All of these are great to have but I’m an advocate for having what you need before having what you want. I teach my clients the tools of building and protecting the ‘4 walls’ (food – shelter- transportation- clothing) and building a solid foundation BEFORE you put the roof on.
Many single parents today “feel” (yes emotion drives 80% of our money handling) as though their children will suffer if they don’t have the newest bat, the UGG boots, and the party for 15 at Chucky Cheese. I truly believe this started with our 80’s generation because I don’t remember my parents being focused on making sure I had $100 pairs of NIKE’s, and a birthday party that cost as much as a monthly car payment. They knew better. Sure, they had there set of ‘keeping up with the Jones’s too’~ but the credit frenzy was just beginning when I was a teenager. We had the Sears and JCPenney cards (didn’t everyone?) but I didn’t watch my parents charge the washer/dryer on “6 months same as cash”. They didn’t finance our childhood pet. They did what most American’s did before credit became a ‘normal way of life” they paid CASH and only when they could afford it.

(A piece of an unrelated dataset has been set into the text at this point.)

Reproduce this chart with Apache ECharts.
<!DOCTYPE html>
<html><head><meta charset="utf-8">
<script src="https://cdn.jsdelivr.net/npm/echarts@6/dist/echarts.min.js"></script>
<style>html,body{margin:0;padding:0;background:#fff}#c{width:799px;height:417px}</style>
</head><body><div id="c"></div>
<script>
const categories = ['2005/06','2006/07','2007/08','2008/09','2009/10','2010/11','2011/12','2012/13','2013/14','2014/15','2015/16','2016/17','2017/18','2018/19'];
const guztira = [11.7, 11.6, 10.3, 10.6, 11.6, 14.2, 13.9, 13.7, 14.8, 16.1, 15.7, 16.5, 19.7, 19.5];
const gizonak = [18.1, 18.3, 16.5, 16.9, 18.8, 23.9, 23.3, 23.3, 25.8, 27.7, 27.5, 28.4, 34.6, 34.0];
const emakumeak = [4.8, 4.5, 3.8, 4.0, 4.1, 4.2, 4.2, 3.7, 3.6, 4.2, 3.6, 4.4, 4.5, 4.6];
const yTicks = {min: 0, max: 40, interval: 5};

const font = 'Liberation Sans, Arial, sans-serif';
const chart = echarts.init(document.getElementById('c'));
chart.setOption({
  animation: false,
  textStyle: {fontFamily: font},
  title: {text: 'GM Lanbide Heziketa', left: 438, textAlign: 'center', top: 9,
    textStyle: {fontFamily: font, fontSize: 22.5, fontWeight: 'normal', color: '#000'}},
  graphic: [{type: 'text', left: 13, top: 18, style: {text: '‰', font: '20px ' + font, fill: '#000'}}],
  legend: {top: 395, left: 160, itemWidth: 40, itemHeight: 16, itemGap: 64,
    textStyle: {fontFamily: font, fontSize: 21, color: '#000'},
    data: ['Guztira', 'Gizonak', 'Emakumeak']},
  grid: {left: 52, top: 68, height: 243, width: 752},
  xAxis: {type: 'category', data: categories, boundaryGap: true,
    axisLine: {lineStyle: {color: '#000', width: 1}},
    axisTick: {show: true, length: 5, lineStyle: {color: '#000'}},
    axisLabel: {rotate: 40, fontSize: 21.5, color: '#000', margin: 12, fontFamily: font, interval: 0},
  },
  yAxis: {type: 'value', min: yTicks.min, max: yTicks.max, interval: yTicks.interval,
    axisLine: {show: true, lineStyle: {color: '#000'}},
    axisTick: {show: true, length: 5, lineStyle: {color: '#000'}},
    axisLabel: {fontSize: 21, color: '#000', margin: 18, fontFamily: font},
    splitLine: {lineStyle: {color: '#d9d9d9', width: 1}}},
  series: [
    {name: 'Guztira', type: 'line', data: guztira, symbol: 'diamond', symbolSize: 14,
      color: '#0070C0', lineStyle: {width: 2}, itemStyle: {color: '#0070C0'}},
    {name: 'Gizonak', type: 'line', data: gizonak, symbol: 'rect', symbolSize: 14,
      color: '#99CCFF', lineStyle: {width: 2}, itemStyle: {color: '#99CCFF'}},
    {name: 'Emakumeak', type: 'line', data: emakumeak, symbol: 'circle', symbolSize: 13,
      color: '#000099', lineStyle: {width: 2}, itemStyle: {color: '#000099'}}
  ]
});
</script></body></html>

So how is our easy access to credit affecting our children?
Really think about the long term effects our buying decisions and behaviors have on your kids. If you are using credit cards to get your nails done, take the family vacation, and stopping at Panera, Papa Gino’s, and Outback for dinner this week, these are the behavior patterns our kids see AND become accustomed to.

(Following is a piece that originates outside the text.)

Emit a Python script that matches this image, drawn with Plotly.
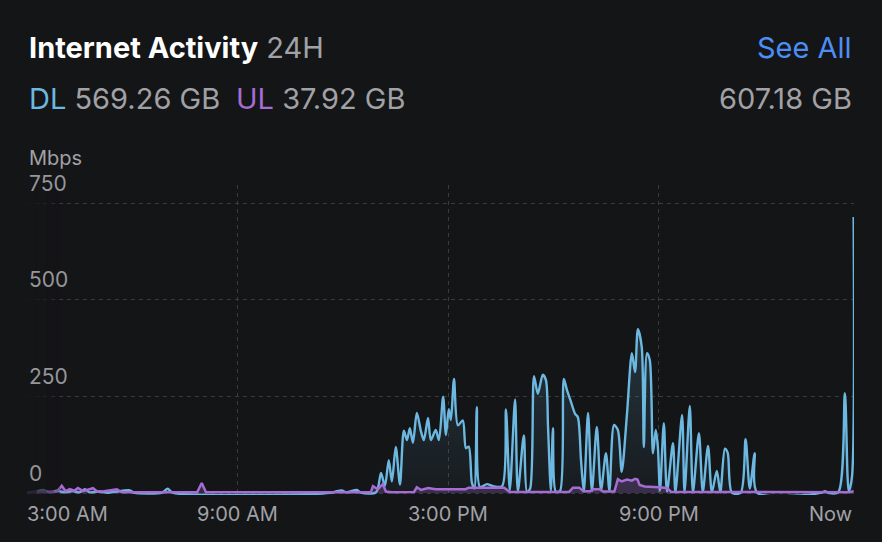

They don’t SEE cash leave your hands. They don’t SEE half of the weekly paycheck going out the door for the family cell phone plan with unlimited minutes, texts, and data. They don’t SEE the cable bill came in $70 higher because it snowed for three days and school was canceled, and the added cost that ‘hitting the rent movie button’ actually takes away from the normal budget. Unless you are talking to them about what it takes to run a household and modeling the things you know will create healthy adults down the road, you are missing out on an opportunity to teach your children what Mastercard & Discover will teach them if you don’t.
So what can you do differently to shift this? Implement an “envelope system”.

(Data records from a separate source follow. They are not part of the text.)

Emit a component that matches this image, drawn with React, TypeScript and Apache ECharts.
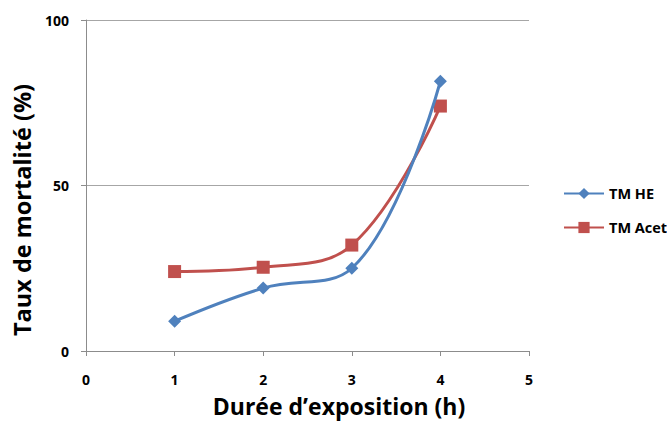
import React, { useEffect, useRef } from "react";
import * as echarts from "echarts";

const xValues = [1, 2, 3, 4];
const tmHE = [9, 19, 25, 81.5];
const tmAcet = [24, 25.3, 32, 74];
const seriesNames = ["TM HE", "TM Acet"];
const xTitle = "Durée d’exposition (h)";
const yTitle = "Taux de mortalité (%)";

const FONT = "'Open Sans', 'Liberation Sans', sans-serif";

export default function App() {
  const ref = useRef<HTMLDivElement>(null);
  useEffect(() => {
    if (!ref.current) return;
    const chart = echarts.init(ref.current, null, { renderer: "svg" });
    chart.setOption({
      animation: false,
      backgroundColor: "#ffffff",
      grid: { left: 86, right: 138, top: 20, bottom: 70, containLabel: false },
      legend: {
        orient: "vertical",
        left: 558,
        top: 181,
        itemGap: 19,
        itemWidth: 40,
        itemHeight: 14,
        textStyle: { fontFamily: FONT, fontWeight: "bold", fontSize: 14.5, color: "#000" },
        data: seriesNames,
      },
      xAxis: {
        type: "value",
        min: 0,
        max: 5,
        interval: 1,
        axisLine: { show: true, onZero: false, lineStyle: { color: "#8c8c8c", width: 1 } },
        axisTick: { show: true, length: 5, lineStyle: { color: "#8c8c8c" } },
        axisLabel: {
          margin: 21,
          fontFamily: FONT,
          fontWeight: "bold",
          fontSize: 14,
          lineHeight: 14,
          color: "#000",
        },
        splitLine: { show: false },
      },
      yAxis: {
        type: "value",
        min: 0,
        max: 100,
        interval: 50,
        axisLine: { show: true, lineStyle: { color: "#8c8c8c", width: 1 } },
        axisTick: { show: true, length: 5, lineStyle: { color: "#8c8c8c" } },
        axisLabel: { margin: 17, fontFamily: FONT, fontWeight: "bold", fontSize: 14, color: "#000" },
        splitLine: { show: true, lineStyle: { color: "#a6a6a6", width: 1 } },
      },
      series: [
        {
          name: seriesNames[0],
          type: "line",
          smooth: 0.4,
          data: xValues.map((x, i) => [x, tmHE[i]]),
          symbol: "diamond",
          symbolSize: 13,
          lineStyle: { color: "#4F81BD", width: 3 },
          itemStyle: { color: "#4F81BD" },
          z: 3,
        },
        {
          name: seriesNames[1],
          type: "line",
          smooth: 0.4,
          data: xValues.map((x, i) => [x, tmAcet[i]]),
          symbol: "rect",
          symbolSize: 13,
          lineStyle: { color: "#C0504D", width: 3 },
          itemStyle: { color: "#C0504D" },
          z: 2,
        },
      ],
      graphic: [
        {
          type: "text",
          x: 339,
          y: 406,
          style: {
            text: xTitle,
            fontFamily: FONT,
            fontWeight: "bold",
            fontSize: 23,
            lineHeight: 24,
            fill: "#000",
            align: "center",
            verticalAlign: "middle",
          },
        },
        {
          type: "text",
          x: 22,
          y: 210,
          rotation: Math.PI / 2,
          style: {
            text: yTitle,
            fontFamily: FONT,
            fontWeight: "bold",
            fontSize: 23.5,
            lineHeight: 26,
            fill: "#000",
            align: "center",
            verticalAlign: "middle",
          },
        },
      ],
    });
    return () => chart.dispose();
  }, []);
  return <div ref={ref} style={{ width: 667, height: 421, position: "absolute", left: 0, top: 0 }} />;
}
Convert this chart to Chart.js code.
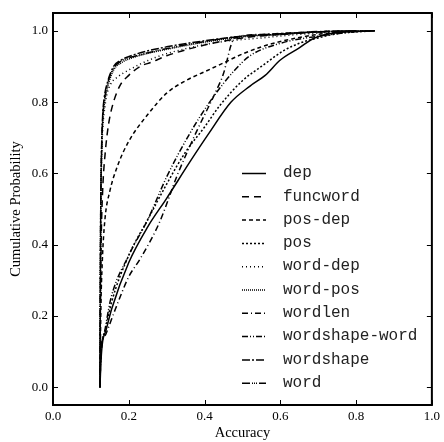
<!DOCTYPE html>
<html>
<head>
<meta charset="utf-8">
<script src="https://cdn.jsdelivr.net/npm/chart.js@4"></script>
<style>
  html, body { margin: 0; padding: 0; background: #fff; }
</style>
</head>
<body>
<canvas id="cdf" width="444" height="442"></canvas>
<script>
// tick labels
const xTicks = [0, 0.2, 0.4, 0.6, 0.8, 1.0];
const yTicks = [0, 0.2, 0.4, 0.6, 0.8, 1.0];

// series, in legend order
const seriesNames = ["dep", "funcword", "pos-dep", "pos", "word-dep", "word-pos",
  "wordlen", "wordshape-word", "wordshape", "word"];

// values (accuracy, cumulative probability)
const depX = [0.124, 0.126, 0.13, 0.14, 0.155, 0.2, 0.25, 0.3, 0.36, 0.41, 0.47, 0.52, 0.56, 0.6, 0.65, 0.69, 0.75, 0.85];
const depY = [0, 0.06, 0.12, 0.16, 0.22, 0.35, 0.45, 0.53, 0.63, 0.71, 0.8, 0.845, 0.875, 0.918, 0.952, 0.98, 0.995, 1.0];

const funcwordX = [0.124, 0.125, 0.127, 0.131, 0.138, 0.147, 0.157, 0.176, 0.2, 0.23, 0.26, 0.3, 0.4, 0.5, 0.6, 0.7, 0.8];
const funcwordY = [0, 0.2, 0.4, 0.55, 0.66, 0.74, 0.79, 0.845, 0.875, 0.9, 0.912, 0.93, 0.96, 0.98, 0.99, 0.997, 1.0];

const posDepX = [0.124, 0.126, 0.13, 0.137, 0.15, 0.17, 0.2, 0.25, 0.3, 0.35, 0.4, 0.45, 0.5, 0.55, 0.6, 0.7, 0.8];
const posDepY = [0, 0.2, 0.35, 0.47, 0.55, 0.62, 0.69, 0.765, 0.825, 0.86, 0.885, 0.91, 0.935, 0.955, 0.97, 0.99, 1.0];

const posX = [0.124, 0.125, 0.127, 0.138, 0.155, 0.2, 0.25, 0.3, 0.35, 0.4, 0.44, 0.5, 0.55, 0.61, 0.65, 0.7, 0.75, 0.85];
const posY = [0, 0.05, 0.1, 0.16, 0.24, 0.37, 0.47, 0.57, 0.66, 0.73, 0.79, 0.86, 0.9, 0.945, 0.965, 0.98, 0.992, 1.0];

const wordDepX = [0.124, 0.125, 0.126, 0.128, 0.131, 0.135, 0.142, 0.152, 0.17, 0.2, 0.27, 0.35, 0.45, 0.55, 0.65, 0.8];
const wordDepY = [0, 0.3, 0.5, 0.63, 0.72, 0.77, 0.82, 0.85, 0.87, 0.89, 0.925, 0.95, 0.97, 0.98, 0.99, 1.0];

const wordPosX = [0.124, 0.125, 0.126, 0.128, 0.131, 0.135, 0.145, 0.16, 0.18, 0.22, 0.3, 0.4, 0.5, 0.6, 0.7, 0.85];
const wordPosY = [0, 0.28, 0.48, 0.64, 0.74, 0.79, 0.845, 0.89, 0.91, 0.928, 0.948, 0.968, 0.983, 0.99, 0.997, 1.0];

const wordlenX = [0.124, 0.125, 0.127, 0.14, 0.165, 0.2, 0.23, 0.28, 0.33, 0.38, 0.43, 0.45, 0.46, 0.47, 0.48, 0.55, 0.7, 0.8];
const wordlenY = [0, 0.05, 0.1, 0.15, 0.22, 0.31, 0.36, 0.46, 0.6, 0.72, 0.83, 0.88, 0.92, 0.96, 0.98, 0.99, 0.998, 1.0];

const wordshapeWordX = [0.124, 0.125, 0.127, 0.137, 0.153, 0.2, 0.25, 0.3, 0.36, 0.42, 0.48, 0.52, 0.6, 0.7, 0.8];
const wordshapeWordY = [0, 0.05, 0.1, 0.16, 0.25, 0.37, 0.47, 0.59, 0.71, 0.81, 0.89, 0.93, 0.965, 0.985, 0.998];

const wordshapeX = [0.124, 0.125, 0.126, 0.128, 0.131, 0.135, 0.145, 0.16, 0.18, 0.22, 0.3, 0.4, 0.5, 0.6, 0.7, 0.85];
const wordshapeY = [0, 0.3, 0.5, 0.66, 0.76, 0.81, 0.86, 0.9, 0.918, 0.935, 0.955, 0.972, 0.985, 0.992, 0.997, 1.0];

const wordX = [0.124, 0.125, 0.126, 0.128, 0.131, 0.135, 0.145, 0.16, 0.18, 0.22, 0.3, 0.4, 0.5, 0.6, 0.7, 0.85];
const wordY = [0, 0.3, 0.5, 0.65, 0.75, 0.8, 0.855, 0.895, 0.915, 0.93, 0.95, 0.97, 0.985, 0.99, 0.997, 1.0];

const seriesX = [depX, funcwordX, posDepX, posX, wordDepX, wordPosX, wordlenX, wordshapeWordX, wordshapeX, wordX];
const seriesY = [depY, funcwordY, posDepY, posY, wordDepY, wordPosY, wordlenY, wordshapeWordY, wordshapeY, wordY];

// line dash per series (legend order)
const dashes = [
  [],
  [7, 5],
  [4, 3],
  [2, 2],
  [1, 3],
  [1, 1],
  [6, 3, 1, 3],
  [6, 2, 1, 2, 1, 2],
  [8, 2, 2, 2],
  [8, 2, 1, 1, 1, 1, 1, 2],
];

const datasets = seriesNames.map((name, i) => ({
  label: name,
  data: seriesX[i].map((x, j) => ({ x: x, y: seriesY[i][j] })),
  showLine: true,
  borderColor: "#000",
  borderWidth: 1.5,
  borderDash: dashes[i],
  pointRadius: 0,
  cubicInterpolationMode: "monotone",
}));

const serif = "'Liberation Serif', 'DejaVu Serif', serif";

// frame + inward ticks on every side
const frameTicks = {
  id: "frameTicks",
  afterDraw(chart) {
    const { ctx, chartArea: a, scales } = chart;
    ctx.save();
    ctx.strokeStyle = "#000";
    ctx.lineWidth = 1;
    ctx.beginPath();
    xTicks.forEach((v) => {
      const px = Math.round(scales.x.getPixelForValue(v)) + 0.5;
      ctx.moveTo(px, a.bottom); ctx.lineTo(px, a.bottom - 5);
      ctx.moveTo(px, a.top); ctx.lineTo(px, a.top + 5);
    });
    yTicks.forEach((v) => {
      const py = Math.round(scales.y.getPixelForValue(v)) + 0.5;
      ctx.moveTo(a.left, py); ctx.lineTo(a.left + 5, py);
      ctx.moveTo(a.right, py); ctx.lineTo(a.right - 5, py);
    });
    ctx.stroke();
    ctx.lineWidth = 2;
    ctx.strokeRect(a.left, a.top, a.right - a.left, a.bottom - a.top);
    ctx.restore();
  },
};

// legend inside the plot, lower right
const insideLegend = {
  id: "insideLegend",
  afterDatasetsDraw(chart) {
    const ctx = chart.ctx;
    ctx.save();
    ctx.font = "16px 'Liberation Mono', 'DejaVu Sans Mono', monospace";
    ctx.fillStyle = "#222";
    ctx.textBaseline = "middle";
    seriesNames.forEach((name, i) => {
      const y = 173 + i * 23.3;
      ctx.strokeStyle = "#000";
      ctx.lineWidth = 1.5;
      ctx.setLineDash(dashes[i]);
      ctx.beginPath();
      ctx.moveTo(242, y + 0.5);
      ctx.lineTo(266, y + 0.5);
      ctx.stroke();
      ctx.setLineDash([]);
      ctx.fillText(name, 283, y);
    });
    ctx.restore();
  },
};

new Chart(document.getElementById("cdf"), {
  type: "scatter",
  data: { datasets: datasets },
  options: {
    responsive: false,
    animation: false,
    layout: { padding: { top: 13, right: 9, left: 0, bottom: 0 } },
    plugins: { legend: { display: false }, tooltip: { enabled: false } },
    scales: {
      x: {
        type: "linear",
        min: 0,
        max: 1,
        afterBuildTicks: (s) => { s.ticks = xTicks.map((v) => ({ value: v })); },
        afterFit: (s) => { s.height = 37; },
        grid: { display: false, drawTicks: false },
        border: { display: false },
        ticks: { color: "#000", padding: 4, maxRotation: 0, font: { family: serif, size: 13 },
          callback: (v) => v.toFixed(1) },
        title: { display: true, text: "Accuracy", color: "#000", padding: 0,
          font: { family: serif, size: 14.5 } },
      },
      y: {
        type: "linear",
        min: -0.05,
        max: 1.05,
        afterBuildTicks: (s) => { s.ticks = yTicks.map((v) => ({ value: v })); },
        afterFit: (s) => { s.width = 53; },
        grid: { display: false, drawTicks: false },
        border: { display: false },
        ticks: { color: "#000", padding: 5, font: { family: serif, size: 13 },
          callback: (v) => v.toFixed(1) },
        title: { display: true, text: "Cumulative Probability", color: "#000",
          padding: { top: 7, bottom: 0 }, font: { family: serif, size: 14.5 } },
      },
    },
  },
  plugins: [frameTicks, insideLegend],
});
</script>
</body>
</html>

It can be cash envelopes or try using a virtual envelope app. Regardless of which method you chose, pre-naming dollars to categories each pay period is empowering and can show your kids how to manage money. This one tool provided a huge shift because my kids could actually see something happening. When we stopped for a bite to eat at a drive thru for example I had my son pull out the envelope and the unfamilar cash to pay for the order. Same at the grocery store, if they are with me, they open up the envelope and can see the money leaving .. they were also quick to count what’s left and tell me ‘when we’ve done better for example on grocery shopping and how we should re-allocate those dollars to something fun!’
I’m proud of this because I know there is a huge difference in their awareness (not just mine) that has benefited them with my changing my pattern from ignorance to understanding.